A expansão do Cristianismo nascente
Sem demora, a pregação do Evangelho ultrapassou os limites do país de Israel e entrou em território pagão.
Em Antioquia, capital da Síria,
fundou-se uma comunidade muito próspera, que se tornou um centro de
irradiação missionária para o mundo helenista. Foi lá que pela primeira
vez os Galileus (At 1,11) ou Nazarenos (At 24,5) receberam o nome de
cristãos (em grego, christianoi); cf. At 11,26.
Em Roma o Cristianismo deve ter-se
originado por obra de judeus residentes naquela cidade que haviam
peregrinado a Jerusalém por ocasião do primeiro Pentecostes cristão (cf.
At 2,10); tendo abraçado a fé naquele dia, regressaram a Roma e lá
transmitiram a Boa-Nova aos seus compatriotas da Diáspora. S. Pedro e S.

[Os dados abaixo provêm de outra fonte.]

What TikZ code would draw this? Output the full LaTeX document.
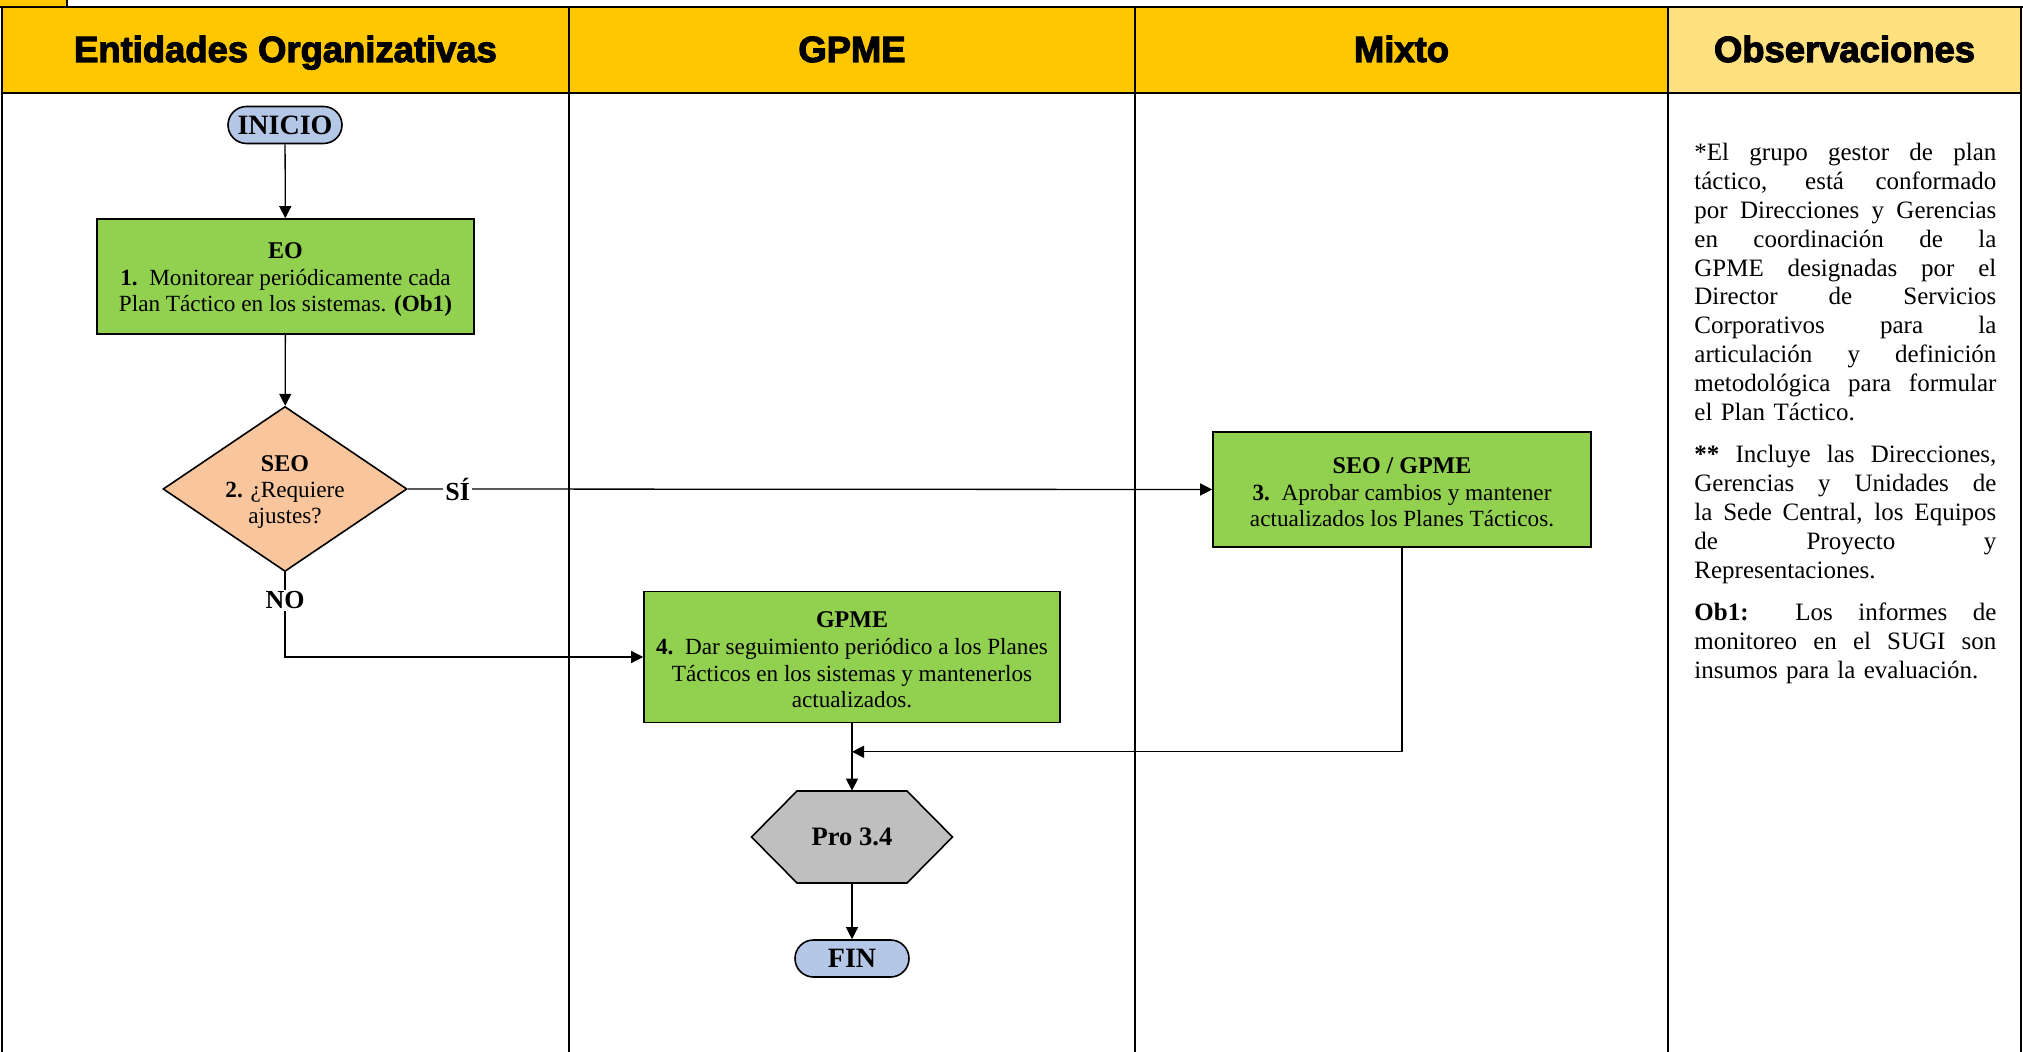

Paulo devem ter encontrado a comunidade já estruturada quando chegaram a
Roma. Tácito refere que Nero em 64 mandou executar uma multitudo ingens
(enorme multidão) de cristãos.
O surto do Cristianismo na Gália é
narrado através de histórias pouco seguras: os irmãos Lázaro, Marta e
Maria terão ido para a Provença, e Lázaro haverá sido bispo de Marselha
(cf. Lc 10, 38-42); Dionísio, convertido por S. Paulo no Areópago de
Atenas (cf. At 17,34), terá sido o primeiro bispo de Paris… É certo,
porém, que no século II havia comunidades florescentes na Gália, fato
testemunhado por S. Irineu, bispo de Lião (? 202).
Na Espanha é possível que tenha estado
São Paulo, consoante o desejo alimentado pelo Apóstolo (cf. Rm 15,28). A
notícia de que São Tiago Maior chegou à Espanha é pouco fidedigna, pois
tal Apóstolo morreu no ano de 42 em Jerusalém (cf. At 12,3); só no
século VII se encontram os primeiros testemunhos desta notícia.

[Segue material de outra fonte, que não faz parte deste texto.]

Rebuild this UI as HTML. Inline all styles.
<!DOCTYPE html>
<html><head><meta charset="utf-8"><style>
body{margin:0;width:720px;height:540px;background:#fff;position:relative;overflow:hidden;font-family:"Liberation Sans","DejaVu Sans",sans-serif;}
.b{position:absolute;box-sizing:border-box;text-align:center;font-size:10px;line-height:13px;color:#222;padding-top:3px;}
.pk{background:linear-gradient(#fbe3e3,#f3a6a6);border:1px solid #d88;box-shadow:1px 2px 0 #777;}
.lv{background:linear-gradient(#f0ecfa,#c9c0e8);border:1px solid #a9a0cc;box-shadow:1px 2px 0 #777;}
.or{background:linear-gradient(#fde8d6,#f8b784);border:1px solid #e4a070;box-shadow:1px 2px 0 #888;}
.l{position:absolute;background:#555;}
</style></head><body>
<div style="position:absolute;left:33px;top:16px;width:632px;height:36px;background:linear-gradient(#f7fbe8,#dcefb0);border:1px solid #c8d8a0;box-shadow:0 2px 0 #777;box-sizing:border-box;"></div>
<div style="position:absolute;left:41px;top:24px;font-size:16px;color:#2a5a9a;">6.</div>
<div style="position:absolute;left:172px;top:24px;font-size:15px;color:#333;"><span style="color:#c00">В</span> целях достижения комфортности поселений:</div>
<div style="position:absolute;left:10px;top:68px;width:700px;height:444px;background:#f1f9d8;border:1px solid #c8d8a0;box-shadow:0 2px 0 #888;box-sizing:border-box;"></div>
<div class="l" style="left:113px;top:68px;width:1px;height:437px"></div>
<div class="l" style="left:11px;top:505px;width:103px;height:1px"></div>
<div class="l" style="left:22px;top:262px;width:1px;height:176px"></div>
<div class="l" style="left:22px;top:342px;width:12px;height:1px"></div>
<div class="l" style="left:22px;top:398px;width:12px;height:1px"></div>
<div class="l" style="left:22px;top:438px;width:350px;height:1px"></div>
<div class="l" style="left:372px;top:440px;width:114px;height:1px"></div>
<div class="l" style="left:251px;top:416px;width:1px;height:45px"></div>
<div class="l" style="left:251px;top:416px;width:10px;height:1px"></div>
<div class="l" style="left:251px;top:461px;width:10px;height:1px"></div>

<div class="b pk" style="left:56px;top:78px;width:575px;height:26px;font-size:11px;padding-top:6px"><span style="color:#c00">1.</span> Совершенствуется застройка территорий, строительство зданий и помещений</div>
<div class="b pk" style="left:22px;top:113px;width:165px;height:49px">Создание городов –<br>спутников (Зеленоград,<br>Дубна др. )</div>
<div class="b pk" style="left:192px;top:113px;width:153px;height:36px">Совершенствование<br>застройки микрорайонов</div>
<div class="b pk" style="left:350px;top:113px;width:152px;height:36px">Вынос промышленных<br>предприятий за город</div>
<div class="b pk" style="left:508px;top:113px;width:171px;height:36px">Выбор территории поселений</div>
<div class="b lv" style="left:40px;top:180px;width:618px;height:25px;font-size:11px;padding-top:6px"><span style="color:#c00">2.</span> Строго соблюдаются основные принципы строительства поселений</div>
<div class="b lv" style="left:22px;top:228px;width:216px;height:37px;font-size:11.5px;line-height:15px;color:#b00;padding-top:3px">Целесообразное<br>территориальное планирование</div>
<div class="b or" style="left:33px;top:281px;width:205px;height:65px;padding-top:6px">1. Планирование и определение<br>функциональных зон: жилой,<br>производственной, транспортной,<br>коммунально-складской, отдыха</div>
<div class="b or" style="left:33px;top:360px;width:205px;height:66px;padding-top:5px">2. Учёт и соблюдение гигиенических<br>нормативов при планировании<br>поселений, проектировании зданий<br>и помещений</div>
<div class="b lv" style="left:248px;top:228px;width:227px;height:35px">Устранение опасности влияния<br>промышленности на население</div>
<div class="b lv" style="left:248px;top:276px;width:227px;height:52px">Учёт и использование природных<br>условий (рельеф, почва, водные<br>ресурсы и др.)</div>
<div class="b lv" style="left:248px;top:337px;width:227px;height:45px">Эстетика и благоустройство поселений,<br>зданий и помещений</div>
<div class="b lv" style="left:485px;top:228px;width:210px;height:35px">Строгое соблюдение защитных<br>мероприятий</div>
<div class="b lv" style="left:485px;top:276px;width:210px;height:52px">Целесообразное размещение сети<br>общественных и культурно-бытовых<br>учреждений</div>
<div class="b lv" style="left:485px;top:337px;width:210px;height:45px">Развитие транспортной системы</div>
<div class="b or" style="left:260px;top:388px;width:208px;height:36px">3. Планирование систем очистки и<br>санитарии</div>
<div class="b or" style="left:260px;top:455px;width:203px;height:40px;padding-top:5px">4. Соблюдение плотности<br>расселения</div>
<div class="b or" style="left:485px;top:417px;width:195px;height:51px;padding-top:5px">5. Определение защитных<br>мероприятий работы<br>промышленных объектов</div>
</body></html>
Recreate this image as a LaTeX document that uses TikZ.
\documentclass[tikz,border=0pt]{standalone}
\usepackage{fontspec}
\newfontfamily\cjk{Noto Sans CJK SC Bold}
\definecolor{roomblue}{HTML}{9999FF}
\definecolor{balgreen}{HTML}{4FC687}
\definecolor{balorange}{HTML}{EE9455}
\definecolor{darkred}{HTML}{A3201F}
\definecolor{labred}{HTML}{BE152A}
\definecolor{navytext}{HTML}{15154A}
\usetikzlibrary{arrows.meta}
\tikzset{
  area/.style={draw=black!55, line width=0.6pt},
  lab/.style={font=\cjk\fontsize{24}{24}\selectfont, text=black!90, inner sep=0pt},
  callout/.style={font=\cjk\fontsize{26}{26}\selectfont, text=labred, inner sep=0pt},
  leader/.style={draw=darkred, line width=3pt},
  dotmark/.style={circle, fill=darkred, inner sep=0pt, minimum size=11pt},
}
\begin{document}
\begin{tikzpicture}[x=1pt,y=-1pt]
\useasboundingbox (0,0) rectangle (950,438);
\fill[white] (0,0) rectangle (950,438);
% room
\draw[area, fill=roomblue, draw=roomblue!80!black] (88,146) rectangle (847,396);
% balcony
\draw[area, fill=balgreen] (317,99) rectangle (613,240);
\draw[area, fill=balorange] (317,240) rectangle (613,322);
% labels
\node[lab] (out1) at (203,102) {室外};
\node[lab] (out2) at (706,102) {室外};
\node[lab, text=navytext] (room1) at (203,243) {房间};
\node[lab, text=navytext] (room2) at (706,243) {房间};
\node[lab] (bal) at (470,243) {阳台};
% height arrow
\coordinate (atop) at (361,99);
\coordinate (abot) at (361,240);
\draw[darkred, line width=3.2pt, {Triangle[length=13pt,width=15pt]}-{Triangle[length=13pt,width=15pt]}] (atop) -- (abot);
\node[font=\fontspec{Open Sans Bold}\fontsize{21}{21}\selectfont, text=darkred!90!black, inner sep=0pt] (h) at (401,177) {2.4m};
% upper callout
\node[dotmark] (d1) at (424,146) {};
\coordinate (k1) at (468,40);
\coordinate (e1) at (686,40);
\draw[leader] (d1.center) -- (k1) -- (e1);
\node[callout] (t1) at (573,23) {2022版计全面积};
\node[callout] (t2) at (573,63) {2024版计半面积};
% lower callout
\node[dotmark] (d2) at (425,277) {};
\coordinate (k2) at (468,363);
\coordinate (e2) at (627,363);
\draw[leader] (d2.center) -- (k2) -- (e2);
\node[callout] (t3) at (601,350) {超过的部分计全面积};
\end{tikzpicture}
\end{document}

Na Britânia (ou Inglaterra de hoje)
supõe-se que o Cristianismo tenha penetrado por efeito do zelo
missionário de cristãos da Ásia Menor. Tertuliano (? 222) falava da
Britânia, que tinha “partes não penetradas pelos romanos, mas sujeitas a
Cristo” (Adversus Judaeos 7).
Na Alemanha sabe-se que o Evangelho já
tinha seguidores no séc.II, conforme S. Irineu (Adversus haereses I
10,2), mas não se pode dizer como se originou o Cristianismo naquele
território.
A África norte-ocidental deve ter sido
evangelizada por cristãos de Roma, visto que era grande o intercâmbio
entre um continente e outro. No século III, Tertuliano podia dizer
retoricamente que os cristãos constituíam a maioria das populações das
cidades da região. Numerosas sedes episcopais (90) aí foram fundadas.

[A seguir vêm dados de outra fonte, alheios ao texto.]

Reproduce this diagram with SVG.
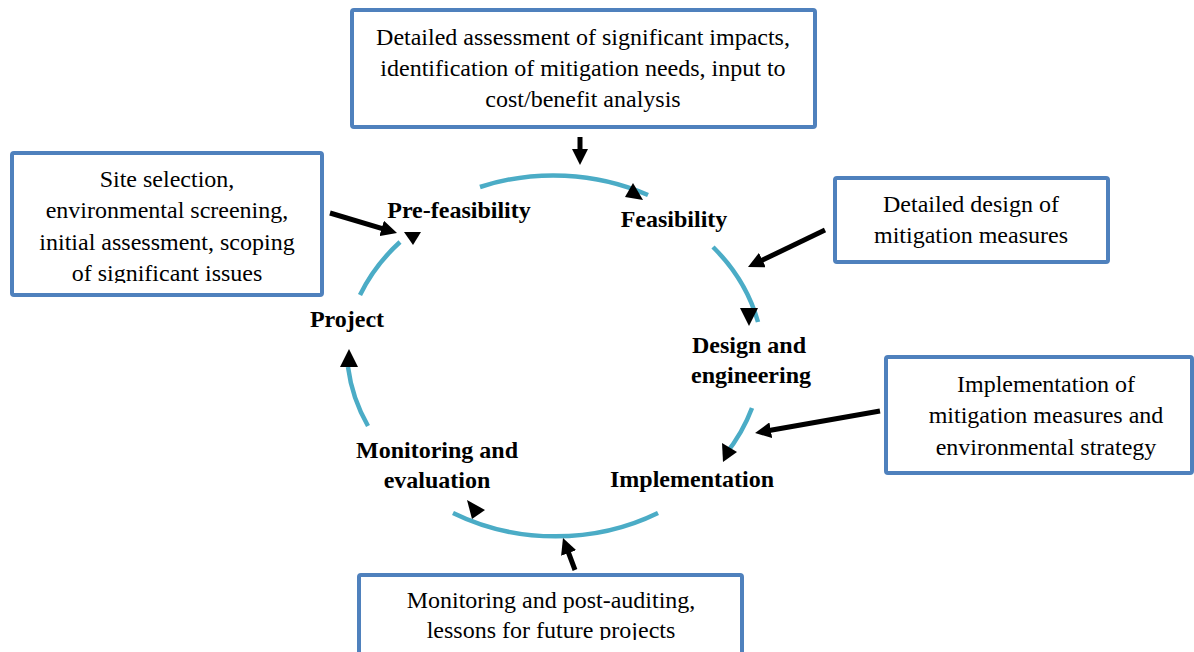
<svg xmlns="http://www.w3.org/2000/svg" width="1194" height="652" viewBox="0 0 1194 652">
  <style>
    .box { fill: #ffffff; stroke: #4F81BD; stroke-width: 4; }
    .note { font-family: "Liberation Serif", "Times New Roman", serif; font-size: 24px; fill: #000000; text-anchor: middle; }
    .stage { font-family: "Liberation Serif", "Times New Roman", serif; font-size: 24px; font-weight: bold; fill: #000000; text-anchor: middle; }
    .cycle { fill: none; stroke: #4BACC6; stroke-width: 4.5; }
    .head { fill: #000000; }
    .pointer { fill: none; stroke: #000000; stroke-width: 5; marker-end: url(#tip); }
  </style>
  <defs>
    <marker id="tip" viewBox="0 0 16 16" markerWidth="16" markerHeight="16" refX="6" refY="8" orient="auto" markerUnits="userSpaceOnUse">
      <path d="M0,0 L16,8 L0,16 z" fill="#000000"/>
    </marker>
    <clipPath id="clip-left"><rect x="14" y="155" width="306" height="128"/></clipPath>
    <clipPath id="clip-bottom"><rect x="361" y="577" width="379" height="63"/></clipPath>
  </defs>

  <rect width="1194" height="652" fill="#ffffff"/>

  <!-- cycle arcs and their arrowheads -->
  <g id="cycle">
    <path class="cycle" d="M480,187 A207,178 0 0 1 648,195"/>
    <path class="cycle" d="M713,247 A207,178 0 0 1 758,322"/>
    <path class="cycle" d="M752,408 A207,178 0 0 1 725,455"/>
    <path class="cycle" d="M658,513 A207,178 0 0 1 453,513"/>
    <path class="cycle" d="M368,426 A207,178 0 0 1 348,367"/>
    <path class="cycle" d="M360,295 A207,178 0 0 1 400,242"/>
    <polygon class="head" points="625,197 643,200 633,183"/>
    <polygon class="head" points="740,308 758,308 749,326"/>
    <polygon class="head" points="722,443 737,452 723,462"/>
    <polygon class="head" points="467,500 485,510 472,519"/>
    <polygon class="head" points="340,367 358,367 349,349"/>
    <polygon class="head" points="404,232 421,232 413,245"/>
  </g>

  <!-- stage labels -->
  <g id="stage-prefeasibility"><text class="stage" x="459" y="218">Pre-feasibility</text></g>
  <g id="stage-feasibility"><text class="stage" x="674" y="227">Feasibility</text></g>
  <g id="stage-design">
    <text class="stage" x="749" y="353">Design and</text>
    <text class="stage" x="751" y="383">engineering</text>
  </g>
  <g id="stage-implementation"><text class="stage" x="692" y="487">Implementation</text></g>
  <g id="stage-monitoring">
    <text class="stage" x="437" y="458">Monitoring and</text>
    <text class="stage" x="437" y="488">evaluation</text>
  </g>
  <g id="stage-project"><text class="stage" x="347" y="327">Project</text></g>

  <!-- note boxes -->
  <g id="note-feasibility">
    <rect class="box" x="352" y="10" width="463" height="117" rx="2"/>
    <text class="note" x="583" y="45">Detailed assessment of significant impacts,</text>
    <text class="note" x="583" y="76">identification of mitigation needs, input to</text>
    <text class="note" x="583" y="107">cost/benefit analysis</text>
  </g>
  <g id="note-prefeasibility">
    <rect class="box" x="12" y="153" width="310" height="142" rx="2"/>
    <g clip-path="url(#clip-left)">
      <text class="note" x="167" y="187">Site selection,</text>
      <text class="note" x="167" y="218">environmental screening,</text>
      <text class="note" x="167" y="250">initial assessment, scoping</text>
      <text class="note" x="167" y="281">of significant issues</text>
    </g>
  </g>
  <g id="note-design">
    <rect class="box" x="835" y="178" width="273" height="84" rx="2"/>
    <text class="note" x="971" y="212">Detailed design of</text>
    <text class="note" x="971" y="243">mitigation measures</text>
  </g>
  <g id="note-implementation">
    <rect class="box" x="886" y="357" width="306" height="116" rx="2"/>
    <text class="note" x="1046" y="392">Implementation of</text>
    <text class="note" x="1046" y="423">mitigation measures and</text>
    <text class="note" x="1046" y="455">environmental strategy</text>
  </g>
  <g id="note-monitoring">
    <rect class="box" x="359" y="575" width="383" height="100" rx="2"/>
    <g clip-path="url(#clip-bottom)">
      <text class="note" x="551" y="608">Monitoring and post-auditing,</text>
      <text class="note" x="551" y="638">lessons for future projects</text>
    </g>
  </g>

  <!-- pointers from notes to the cycle -->
  <g id="connectors">
    <path class="pointer" d="M580,137 L580,155"/>
    <path class="pointer" d="M330,213 L387.4,230.1"/>
    <path class="pointer" d="M825,230 L757,262.7"/>
    <path class="pointer" d="M880,411 L764.9,431.3"/>
    <path class="pointer" d="M575,570 L566.5,547.4"/>
  </g>
</svg>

Quanto ao Egito, diz-se que São Marcos
deu origem à sede episcopal de Alexandria – o que é duvidoso. É certo,
porém, que toda a região foi rica em dioceses e colônias de monges nos
séculos III/V.
Na Palestina a evangelização foi muito
dificultada pelos judeus até 70. Neste ano os romanos venceram os
israelitas rebeldes e os expulsaram da sua pátria. Em 130, o Imperador
Adriano mandou reconstruir a cidade de Jerusalém arrasada em 70,
dando-lhe o nome pagão de Aelia Capitolina, e dedicando o respectivo
templo a Júpiter. O Calvário foi recoberto por um templo dedicado a
Afrodite. Somente a partir do século III a comunidade étnico-cristã de
Jerusalém começou a ter certa importância.
Na Índia, dizem escritos apócrifos que o
Apóstolo São Tomé pregou o Evangelho, chegando até a costa de Malabar
na parte sul-ocidental daquele país. Terá morrido como mártir sob o rei
Misdai. Assim terão tido origem os cristãos de S. Tomé até hoje
existentes. -Esta tradição não é inverosímil, pois havia intercâmbio
comercial entre a Síria e a Índia. Todavia os melhores historiadores se
mostram reservados. O Cristianismo talvez só tenha chegado à Índia no
século III pela ação de viajantes persas e armenos.